Figure scripts:
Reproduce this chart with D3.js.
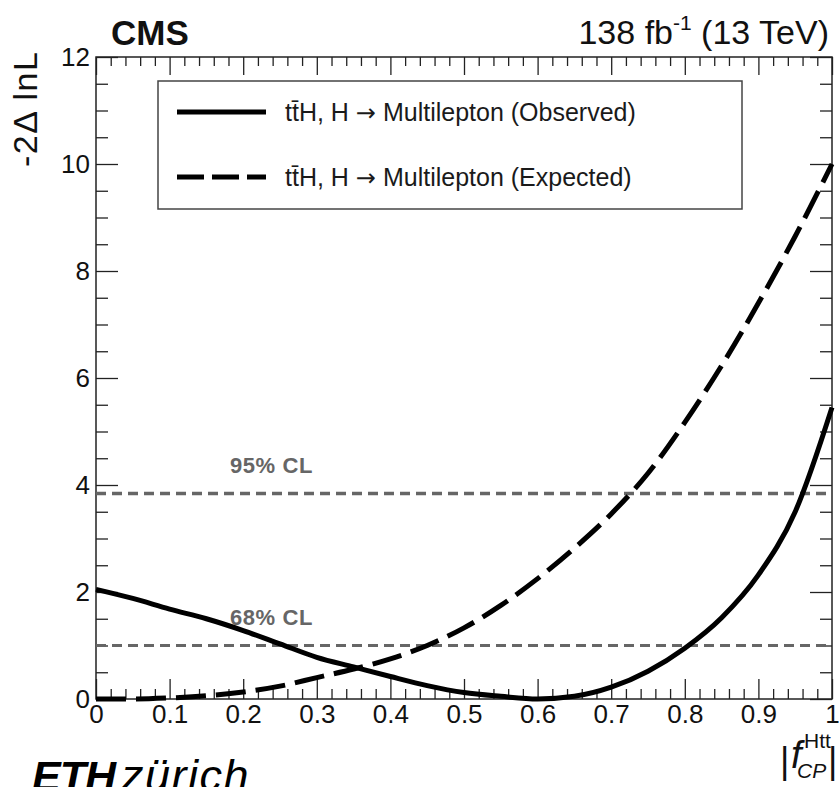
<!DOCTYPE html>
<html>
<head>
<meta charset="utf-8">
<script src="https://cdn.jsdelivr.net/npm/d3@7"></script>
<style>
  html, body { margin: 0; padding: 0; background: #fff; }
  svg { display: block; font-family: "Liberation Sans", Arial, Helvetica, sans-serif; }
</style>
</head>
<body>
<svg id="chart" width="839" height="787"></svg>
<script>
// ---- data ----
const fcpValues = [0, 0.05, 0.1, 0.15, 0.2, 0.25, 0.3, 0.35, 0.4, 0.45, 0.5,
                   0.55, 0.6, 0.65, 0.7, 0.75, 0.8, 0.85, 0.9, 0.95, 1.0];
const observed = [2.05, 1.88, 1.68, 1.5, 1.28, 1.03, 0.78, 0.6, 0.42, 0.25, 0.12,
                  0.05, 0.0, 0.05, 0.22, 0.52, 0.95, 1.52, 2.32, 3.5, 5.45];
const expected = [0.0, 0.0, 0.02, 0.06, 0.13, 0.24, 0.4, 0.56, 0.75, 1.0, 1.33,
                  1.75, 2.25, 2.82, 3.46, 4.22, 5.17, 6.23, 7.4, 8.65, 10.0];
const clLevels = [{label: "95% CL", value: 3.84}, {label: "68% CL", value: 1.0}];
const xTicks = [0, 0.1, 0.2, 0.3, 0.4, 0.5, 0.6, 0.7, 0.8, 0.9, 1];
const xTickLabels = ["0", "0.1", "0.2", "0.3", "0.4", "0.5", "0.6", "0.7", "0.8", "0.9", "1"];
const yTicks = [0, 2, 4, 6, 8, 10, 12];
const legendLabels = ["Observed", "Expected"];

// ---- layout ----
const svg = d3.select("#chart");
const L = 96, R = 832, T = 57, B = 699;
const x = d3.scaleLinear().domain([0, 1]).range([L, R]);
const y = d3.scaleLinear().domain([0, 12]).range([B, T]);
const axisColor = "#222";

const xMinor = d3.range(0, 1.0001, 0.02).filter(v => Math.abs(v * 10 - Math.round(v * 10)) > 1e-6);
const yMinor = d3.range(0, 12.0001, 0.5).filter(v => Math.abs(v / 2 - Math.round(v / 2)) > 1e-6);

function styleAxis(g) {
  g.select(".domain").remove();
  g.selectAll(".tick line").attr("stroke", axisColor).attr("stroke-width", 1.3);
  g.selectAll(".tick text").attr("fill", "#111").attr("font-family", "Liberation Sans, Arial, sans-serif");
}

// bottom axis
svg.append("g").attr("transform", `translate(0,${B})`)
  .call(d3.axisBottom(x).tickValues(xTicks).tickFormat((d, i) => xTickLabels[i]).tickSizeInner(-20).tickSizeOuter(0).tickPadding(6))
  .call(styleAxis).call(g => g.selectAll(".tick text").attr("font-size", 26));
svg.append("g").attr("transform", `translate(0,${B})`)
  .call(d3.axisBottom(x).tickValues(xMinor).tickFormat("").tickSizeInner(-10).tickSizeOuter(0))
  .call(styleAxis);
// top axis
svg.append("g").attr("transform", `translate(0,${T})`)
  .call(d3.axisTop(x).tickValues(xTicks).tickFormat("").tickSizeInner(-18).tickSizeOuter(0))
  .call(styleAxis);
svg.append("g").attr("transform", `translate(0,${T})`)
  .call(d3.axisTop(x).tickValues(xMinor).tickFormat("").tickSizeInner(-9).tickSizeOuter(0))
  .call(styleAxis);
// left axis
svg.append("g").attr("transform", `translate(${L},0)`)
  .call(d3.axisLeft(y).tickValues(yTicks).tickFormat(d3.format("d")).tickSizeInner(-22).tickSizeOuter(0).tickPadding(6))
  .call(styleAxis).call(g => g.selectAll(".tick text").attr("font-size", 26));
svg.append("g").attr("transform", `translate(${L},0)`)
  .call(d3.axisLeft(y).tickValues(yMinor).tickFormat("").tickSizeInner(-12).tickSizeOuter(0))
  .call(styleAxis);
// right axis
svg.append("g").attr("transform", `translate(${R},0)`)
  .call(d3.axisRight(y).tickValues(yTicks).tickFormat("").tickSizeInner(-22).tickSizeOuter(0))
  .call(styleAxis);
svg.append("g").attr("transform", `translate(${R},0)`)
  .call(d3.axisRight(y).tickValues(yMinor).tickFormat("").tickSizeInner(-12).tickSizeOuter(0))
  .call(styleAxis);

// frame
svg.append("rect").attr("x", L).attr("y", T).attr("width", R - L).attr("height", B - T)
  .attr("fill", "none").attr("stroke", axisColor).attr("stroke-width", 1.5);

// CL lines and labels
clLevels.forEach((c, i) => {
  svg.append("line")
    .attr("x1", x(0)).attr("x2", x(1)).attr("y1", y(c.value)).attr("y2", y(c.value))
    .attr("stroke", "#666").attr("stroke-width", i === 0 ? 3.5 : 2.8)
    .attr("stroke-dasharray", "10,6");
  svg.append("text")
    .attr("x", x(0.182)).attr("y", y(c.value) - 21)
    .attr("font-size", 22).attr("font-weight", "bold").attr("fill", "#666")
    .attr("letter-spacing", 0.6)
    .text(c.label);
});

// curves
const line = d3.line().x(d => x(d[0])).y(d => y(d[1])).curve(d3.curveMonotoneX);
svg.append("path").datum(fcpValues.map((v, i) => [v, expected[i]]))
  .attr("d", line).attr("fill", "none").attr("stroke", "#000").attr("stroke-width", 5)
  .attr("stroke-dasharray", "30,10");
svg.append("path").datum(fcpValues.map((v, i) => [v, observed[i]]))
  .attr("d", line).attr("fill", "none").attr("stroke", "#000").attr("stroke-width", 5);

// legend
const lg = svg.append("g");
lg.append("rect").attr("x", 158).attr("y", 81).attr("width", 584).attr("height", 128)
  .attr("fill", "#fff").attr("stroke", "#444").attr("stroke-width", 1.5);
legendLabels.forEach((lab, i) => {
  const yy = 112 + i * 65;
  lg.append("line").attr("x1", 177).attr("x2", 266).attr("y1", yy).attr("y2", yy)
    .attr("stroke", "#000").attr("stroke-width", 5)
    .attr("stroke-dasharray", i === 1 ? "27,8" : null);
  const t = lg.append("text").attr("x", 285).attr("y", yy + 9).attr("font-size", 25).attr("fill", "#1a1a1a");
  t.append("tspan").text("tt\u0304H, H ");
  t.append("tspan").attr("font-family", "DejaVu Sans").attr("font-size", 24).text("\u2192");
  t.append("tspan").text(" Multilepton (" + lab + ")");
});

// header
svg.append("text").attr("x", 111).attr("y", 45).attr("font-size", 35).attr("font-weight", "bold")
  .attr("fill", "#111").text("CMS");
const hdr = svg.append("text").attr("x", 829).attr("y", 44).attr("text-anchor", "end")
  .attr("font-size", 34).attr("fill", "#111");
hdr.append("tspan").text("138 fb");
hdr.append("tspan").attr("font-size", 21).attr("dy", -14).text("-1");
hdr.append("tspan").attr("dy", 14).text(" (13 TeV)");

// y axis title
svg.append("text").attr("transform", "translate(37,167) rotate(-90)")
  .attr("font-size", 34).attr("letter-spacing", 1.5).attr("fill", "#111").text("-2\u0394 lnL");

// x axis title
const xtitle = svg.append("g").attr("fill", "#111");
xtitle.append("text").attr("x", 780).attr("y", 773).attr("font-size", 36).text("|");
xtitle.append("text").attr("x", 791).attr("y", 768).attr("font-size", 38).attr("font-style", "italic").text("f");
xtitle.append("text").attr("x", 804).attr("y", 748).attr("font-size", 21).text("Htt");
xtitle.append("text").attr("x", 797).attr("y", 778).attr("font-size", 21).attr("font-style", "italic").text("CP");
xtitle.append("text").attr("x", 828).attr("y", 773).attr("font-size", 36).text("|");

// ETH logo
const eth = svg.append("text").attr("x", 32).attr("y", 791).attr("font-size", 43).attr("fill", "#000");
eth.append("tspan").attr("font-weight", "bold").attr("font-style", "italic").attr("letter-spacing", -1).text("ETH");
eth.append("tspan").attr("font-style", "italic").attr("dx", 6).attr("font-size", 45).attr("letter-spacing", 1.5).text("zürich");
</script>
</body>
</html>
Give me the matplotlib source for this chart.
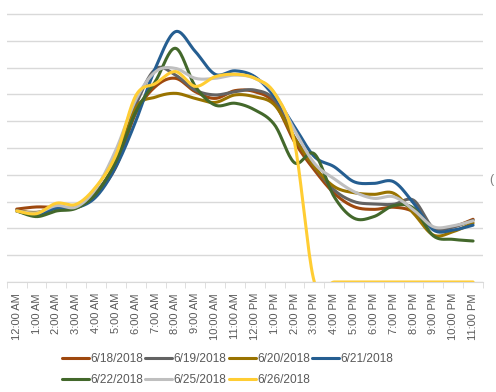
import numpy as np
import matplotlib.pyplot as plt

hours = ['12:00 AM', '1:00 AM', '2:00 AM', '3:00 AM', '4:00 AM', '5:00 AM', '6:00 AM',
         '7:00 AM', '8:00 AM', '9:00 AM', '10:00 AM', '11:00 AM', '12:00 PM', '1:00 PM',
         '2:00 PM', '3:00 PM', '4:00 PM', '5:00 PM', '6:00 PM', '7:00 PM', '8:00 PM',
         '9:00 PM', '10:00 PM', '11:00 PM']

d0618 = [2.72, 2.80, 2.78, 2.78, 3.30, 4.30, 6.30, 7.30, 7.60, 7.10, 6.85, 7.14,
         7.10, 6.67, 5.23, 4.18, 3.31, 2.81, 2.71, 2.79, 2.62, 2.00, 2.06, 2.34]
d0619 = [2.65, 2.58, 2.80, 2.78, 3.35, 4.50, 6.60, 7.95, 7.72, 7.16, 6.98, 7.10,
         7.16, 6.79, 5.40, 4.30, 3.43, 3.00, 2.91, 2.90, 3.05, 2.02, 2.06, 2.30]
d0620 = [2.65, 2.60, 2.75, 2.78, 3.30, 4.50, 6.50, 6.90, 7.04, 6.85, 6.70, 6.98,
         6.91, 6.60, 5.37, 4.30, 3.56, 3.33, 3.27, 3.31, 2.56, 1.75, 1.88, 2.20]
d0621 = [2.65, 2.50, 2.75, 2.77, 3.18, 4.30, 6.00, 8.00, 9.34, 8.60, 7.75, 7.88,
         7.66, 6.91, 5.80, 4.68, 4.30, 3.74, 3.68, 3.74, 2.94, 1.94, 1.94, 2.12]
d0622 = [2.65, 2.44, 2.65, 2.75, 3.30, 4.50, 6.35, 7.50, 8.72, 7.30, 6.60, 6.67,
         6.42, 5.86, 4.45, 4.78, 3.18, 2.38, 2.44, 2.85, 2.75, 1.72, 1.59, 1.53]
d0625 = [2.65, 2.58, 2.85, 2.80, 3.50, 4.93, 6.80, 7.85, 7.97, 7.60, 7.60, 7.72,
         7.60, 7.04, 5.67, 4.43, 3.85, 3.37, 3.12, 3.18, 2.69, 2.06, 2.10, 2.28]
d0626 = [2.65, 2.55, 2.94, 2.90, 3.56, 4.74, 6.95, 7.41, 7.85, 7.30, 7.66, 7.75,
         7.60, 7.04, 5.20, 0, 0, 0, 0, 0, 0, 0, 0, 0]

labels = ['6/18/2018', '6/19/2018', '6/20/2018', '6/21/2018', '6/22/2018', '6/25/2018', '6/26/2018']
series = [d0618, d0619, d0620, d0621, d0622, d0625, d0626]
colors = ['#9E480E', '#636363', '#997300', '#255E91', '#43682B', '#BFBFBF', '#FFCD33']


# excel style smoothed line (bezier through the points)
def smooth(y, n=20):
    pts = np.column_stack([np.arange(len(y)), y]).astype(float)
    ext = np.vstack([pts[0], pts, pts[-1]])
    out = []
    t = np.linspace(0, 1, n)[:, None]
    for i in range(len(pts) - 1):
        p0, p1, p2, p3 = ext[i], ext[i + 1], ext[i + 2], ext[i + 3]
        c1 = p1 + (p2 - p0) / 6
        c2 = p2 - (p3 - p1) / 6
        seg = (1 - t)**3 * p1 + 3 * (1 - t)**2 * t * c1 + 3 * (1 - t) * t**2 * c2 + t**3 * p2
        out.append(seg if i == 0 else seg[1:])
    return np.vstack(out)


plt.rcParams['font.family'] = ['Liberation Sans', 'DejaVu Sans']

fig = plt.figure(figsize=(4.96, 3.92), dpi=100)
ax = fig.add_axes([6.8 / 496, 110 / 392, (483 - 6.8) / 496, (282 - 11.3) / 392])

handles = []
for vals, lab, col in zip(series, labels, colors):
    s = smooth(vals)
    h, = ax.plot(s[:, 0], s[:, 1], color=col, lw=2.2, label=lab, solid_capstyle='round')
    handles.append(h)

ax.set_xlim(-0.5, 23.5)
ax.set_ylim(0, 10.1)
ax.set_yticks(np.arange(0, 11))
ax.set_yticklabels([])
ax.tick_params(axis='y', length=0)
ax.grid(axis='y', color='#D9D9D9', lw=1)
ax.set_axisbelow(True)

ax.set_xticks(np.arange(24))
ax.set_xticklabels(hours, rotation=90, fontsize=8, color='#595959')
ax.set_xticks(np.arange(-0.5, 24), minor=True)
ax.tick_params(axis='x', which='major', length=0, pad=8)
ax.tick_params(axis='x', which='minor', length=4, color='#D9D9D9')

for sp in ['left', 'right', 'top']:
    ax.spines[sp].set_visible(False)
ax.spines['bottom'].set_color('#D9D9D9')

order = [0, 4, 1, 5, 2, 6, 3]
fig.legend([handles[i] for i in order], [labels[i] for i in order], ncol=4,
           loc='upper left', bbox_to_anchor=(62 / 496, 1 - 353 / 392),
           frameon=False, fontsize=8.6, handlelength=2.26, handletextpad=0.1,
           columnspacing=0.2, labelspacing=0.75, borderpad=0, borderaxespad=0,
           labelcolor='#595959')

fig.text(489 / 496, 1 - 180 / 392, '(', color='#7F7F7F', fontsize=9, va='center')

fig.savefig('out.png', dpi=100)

Instruction: Only the lines from the start of the records to the line with "const yMinor = d3.range(0, 12.0001, 0.5).filter(v" belong in the copy. Print them exactly, minus pictures.

Finished exercise:
Reproduce this chart with D3.js.
<!DOCTYPE html>
<html>
<head>
<meta charset="utf-8">
<script src="https://cdn.jsdelivr.net/npm/d3@7"></script>
<style>
  html, body { margin: 0; padding: 0; background: #fff; }
  svg { display: block; font-family: "Liberation Sans", Arial, Helvetica, sans-serif; }
</style>
</head>
<body>
<svg id="chart" width="839" height="787"></svg>
<script>
// ---- data ----
const fcpValues = [0, 0.05, 0.1, 0.15, 0.2, 0.25, 0.3, 0.35, 0.4, 0.45, 0.5,
                   0.55, 0.6, 0.65, 0.7, 0.75, 0.8, 0.85, 0.9, 0.95, 1.0];
const observed = [2.05, 1.88, 1.68, 1.5, 1.28, 1.03, 0.78, 0.6, 0.42, 0.25, 0.12,
                  0.05, 0.0, 0.05, 0.22, 0.52, 0.95, 1.52, 2.32, 3.5, 5.45];
const expected = [0.0, 0.0, 0.02, 0.06, 0.13, 0.24, 0.4, 0.56, 0.75, 1.0, 1.33,
                  1.75, 2.25, 2.82, 3.46, 4.22, 5.17, 6.23, 7.4, 8.65, 10.0];
const clLevels = [{label: "95% CL", value: 3.84}, {label: "68% CL", value: 1.0}];
const xTicks = [0, 0.1, 0.2, 0.3, 0.4, 0.5, 0.6, 0.7, 0.8, 0.9, 1];
const xTickLabels = ["0", "0.1", "0.2", "0.3", "0.4", "0.5", "0.6", "0.7", "0.8", "0.9", "1"];
const yTicks = [0, 2, 4, 6, 8, 10, 12];
const legendLabels = ["Observed", "Expected"];

// ---- layout ----
const svg = d3.select("#chart");
const L = 96, R = 832, T = 57, B = 699;
const x = d3.scaleLinear().domain([0, 1]).range([L, R]);
const y = d3.scaleLinear().domain([0, 12]).range([B, T]);
const axisColor = "#222";

const xMinor = d3.range(0, 1.0001, 0.02).filter(v => Math.abs(v * 10 - Math.round(v * 10)) > 1e-6);
const yMinor = d3.range(0, 12.0001, 0.5).filter(v => Math.abs(v / 2 - Math.round(v / 2)) > 1e-6);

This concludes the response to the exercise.